### Supplied information
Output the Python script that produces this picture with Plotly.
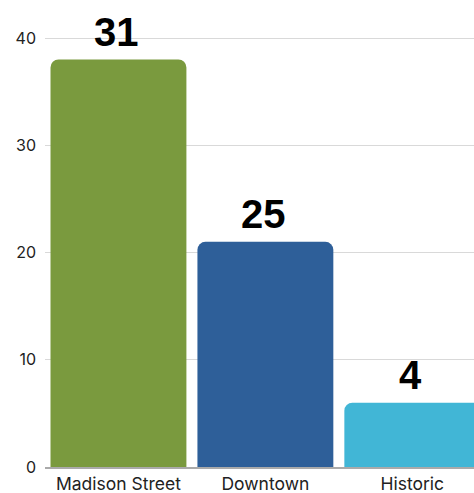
import plotly.graph_objects as go

categories = ["Madison Street", "Downtown", "Historic"]
bar_heights = [38, 21, 6]
value_labels = ["31", "25", "4"]
colors = ["#7A9A3E", "#2E5F99", "#41B6D6"]
y_ticks = [0, 10, 20, 30, 40]

fig = go.Figure()
fig.add_trace(go.Bar(
    x=categories, y=bar_heights,
    marker=dict(color=colors, cornerradius=8, line=dict(width=0)),
    hoverinfo="skip",
))
for c, h, t in zip(categories, bar_heights, value_labels):
    fig.add_annotation(x=c, y=h, text=f"<b>{t}</b>", showarrow=False,
                       yanchor="bottom", yshift=4, xshift=-2,
                       font=dict(family="Liberation Sans, Arial", size=40, color="#000000"))

fig.update_layout(
    width=474, height=493,
    margin=dict(l=45, r=0, t=0, b=26),
    paper_bgcolor="white", plot_bgcolor="white",
    bargap=0.075,
    showlegend=False,
    font=dict(family="Inter, Liberation Sans, Arial", size=16, color="#222222"),
)
fig.update_xaxes(range=[-0.5, 2.42], showline=True, linecolor="#aaaaaa", linewidth=2,
                 ticks="", tickfont=dict(size=17.5))
fig.update_yaxes(range=[0, 43.55], tickvals=y_ticks, showgrid=True, gridcolor="#d9d9d9",
                 gridwidth=1, zeroline=False, ticks="", ticklabelstandoff=8,
                 tickfont=dict(size=16))

fig.write_html("out.html")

### What is required
Repeat the data exactly, dropping every picture it holds.

### Correct answer
Output the Python script that produces this picture with Plotly.
import plotly.graph_objects as go

categories = ["Madison Street", "Downtown", "Historic"]
bar_heights = [38, 21, 6]
value_labels = ["31", "25", "4"]
colors = ["#7A9A3E", "#2E5F99", "#41B6D6"]
y_ticks = [0, 10, 20, 30, 40]

fig = go.Figure()
fig.add_trace(go.Bar(
    x=categories, y=bar_heights,
    marker=dict(color=colors, cornerradius=8, line=dict(width=0)),
    hoverinfo="skip",
))
for c, h, t in zip(categories, bar_heights, value_labels):
    fig.add_annotation(x=c, y=h, text=f"<b>{t}</b>", showarrow=False,
                       yanchor="bottom", yshift=4, xshift=-2,
                       font=dict(family="Liberation Sans, Arial", size=40, color="#000000"))

fig.update_layout(
    width=474, height=493,
    margin=dict(l=45, r=0, t=0, b=26),
    paper_bgcolor="white", plot_bgcolor="white",
    bargap=0.075,
    showlegend=False,
    font=dict(family="Inter, Liberation Sans, Arial", size=16, color="#222222"),
)
fig.update_xaxes(range=[-0.5, 2.42], showline=True, linecolor="#aaaaaa", linewidth=2,
                 ticks="", tickfont=dict(size=17.5))
fig.update_yaxes(range=[0, 43.55], tickvals=y_ticks, showgrid=True, gridcolor="#d9d9d9",
                 gridwidth=1, zeroline=False, ticks="", ticklabelstandoff=8,
                 tickfont=dict(size=16))

fig.write_html("out.html")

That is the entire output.